The question of HR stepping up at the likes of Uber, Deliveroo and Freelancer.com is a trickier one. But a brief scour of LinkedIn for HR professionals at such firms is an illuminating experience that reveals significant HR resource.

This shouldn’t be a surprise. Records of how many headquarter staff Deliveroo and Uber, for instance, employ runs into the thousands each globally. Clearly drivers and cyclists just don’t fall under these HR teams’ domains. And the question of whether they should do – or should be forced to by upcoming employment tribunals and changes to legislation – is a knotty one.

Future changes must take into account the very valid nature of many ‘gig’ arrangements; self-employed relationships that are not much different to those that have existed quite happily for years. The ultimate difficulty comes where the lines are more blurred.

Which takes us back to the fate of our Uber drivers Aslam and Rowe – to the fact that the exact same arrangement is apparently working brilliantly for some (perhaps due to the geographic, demographic and other subtleties of their situations) while feeling like exploitation for others.

There are no easy answers here for government, policymakers, unions, business and HR. But it is a conundrum becoming ever more pressing by the day.

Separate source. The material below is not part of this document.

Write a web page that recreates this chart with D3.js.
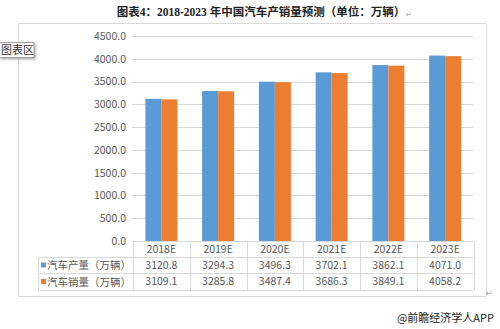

The brave new world of gig working seems here to stay, and could be an incredible force for good – if we can get our heads around it. But the increasingly fragmentary nature of employment relationships in our economy presents a serious threat to workers’ rights – both those who want more security and those who crave flexibility and freedom. We must not hesitate in giving our full attention to this ultimate tough gig.